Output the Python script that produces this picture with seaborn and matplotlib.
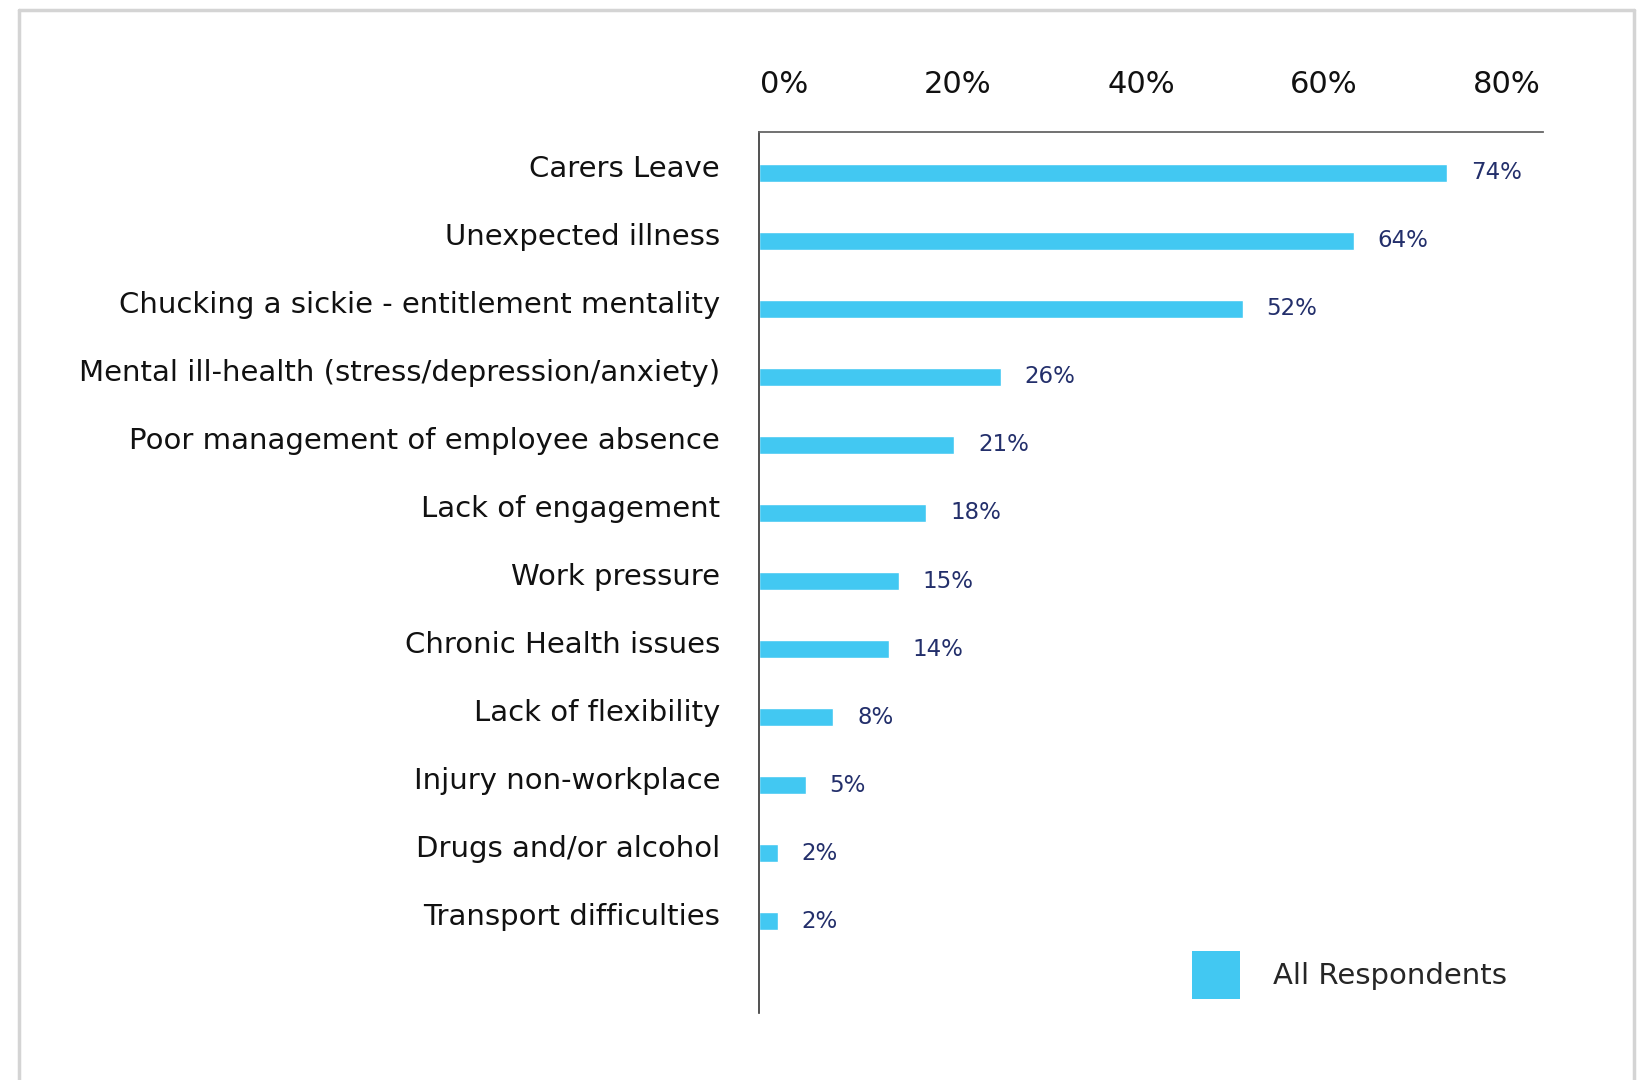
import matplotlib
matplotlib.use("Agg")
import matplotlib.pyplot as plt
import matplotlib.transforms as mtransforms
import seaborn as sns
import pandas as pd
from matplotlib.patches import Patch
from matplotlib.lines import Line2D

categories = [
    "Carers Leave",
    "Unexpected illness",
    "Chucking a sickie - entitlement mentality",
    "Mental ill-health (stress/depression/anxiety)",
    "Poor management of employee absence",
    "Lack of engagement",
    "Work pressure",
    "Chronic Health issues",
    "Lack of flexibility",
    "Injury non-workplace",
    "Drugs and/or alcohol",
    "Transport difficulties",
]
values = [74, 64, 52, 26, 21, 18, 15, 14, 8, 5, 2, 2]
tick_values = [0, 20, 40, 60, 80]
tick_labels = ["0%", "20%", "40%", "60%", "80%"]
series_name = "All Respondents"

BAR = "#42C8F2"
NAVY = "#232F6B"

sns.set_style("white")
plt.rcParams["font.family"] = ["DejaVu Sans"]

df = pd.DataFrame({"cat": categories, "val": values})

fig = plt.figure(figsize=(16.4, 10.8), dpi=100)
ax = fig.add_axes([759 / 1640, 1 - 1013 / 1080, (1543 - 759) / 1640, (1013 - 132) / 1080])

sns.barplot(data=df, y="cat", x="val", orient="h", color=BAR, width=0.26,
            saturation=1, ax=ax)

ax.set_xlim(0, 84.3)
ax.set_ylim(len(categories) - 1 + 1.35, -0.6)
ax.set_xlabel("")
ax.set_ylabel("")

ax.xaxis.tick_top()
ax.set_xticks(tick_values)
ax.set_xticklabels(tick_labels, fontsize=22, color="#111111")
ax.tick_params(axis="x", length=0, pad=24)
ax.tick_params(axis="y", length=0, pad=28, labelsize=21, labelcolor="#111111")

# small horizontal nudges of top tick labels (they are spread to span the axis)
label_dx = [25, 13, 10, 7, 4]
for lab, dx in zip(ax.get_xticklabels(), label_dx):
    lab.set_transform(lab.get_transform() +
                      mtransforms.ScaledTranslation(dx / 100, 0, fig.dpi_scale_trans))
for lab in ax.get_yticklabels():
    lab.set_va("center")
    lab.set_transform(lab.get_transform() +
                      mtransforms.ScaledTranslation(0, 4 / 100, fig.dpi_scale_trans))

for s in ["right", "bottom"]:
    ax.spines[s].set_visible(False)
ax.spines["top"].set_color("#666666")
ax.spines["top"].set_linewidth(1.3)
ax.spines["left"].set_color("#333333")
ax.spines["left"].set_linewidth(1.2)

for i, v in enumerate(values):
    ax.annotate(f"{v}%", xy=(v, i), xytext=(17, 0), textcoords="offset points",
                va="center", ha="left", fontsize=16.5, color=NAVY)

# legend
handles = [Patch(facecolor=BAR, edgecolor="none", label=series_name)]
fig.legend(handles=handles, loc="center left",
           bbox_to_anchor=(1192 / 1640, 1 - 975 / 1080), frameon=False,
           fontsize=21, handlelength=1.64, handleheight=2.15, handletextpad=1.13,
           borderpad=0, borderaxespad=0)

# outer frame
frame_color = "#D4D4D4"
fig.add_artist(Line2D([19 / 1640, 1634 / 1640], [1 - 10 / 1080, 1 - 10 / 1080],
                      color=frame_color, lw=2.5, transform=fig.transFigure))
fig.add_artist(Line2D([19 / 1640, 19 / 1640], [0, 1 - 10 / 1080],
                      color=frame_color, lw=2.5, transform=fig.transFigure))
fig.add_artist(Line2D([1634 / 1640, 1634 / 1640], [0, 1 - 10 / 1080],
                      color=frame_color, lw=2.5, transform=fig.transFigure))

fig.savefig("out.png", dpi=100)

+++++

Restate, line by line and word for word, everything from the top of the material through the line that contains "from matplotlib.lines import Line2D". Leave pictures out.

Output the Python script that produces this picture with seaborn and matplotlib.
import matplotlib
matplotlib.use("Agg")
import matplotlib.pyplot as plt
import matplotlib.transforms as mtransforms
import seaborn as sns
import pandas as pd
from matplotlib.patches import Patch
from matplotlib.lines import Line2D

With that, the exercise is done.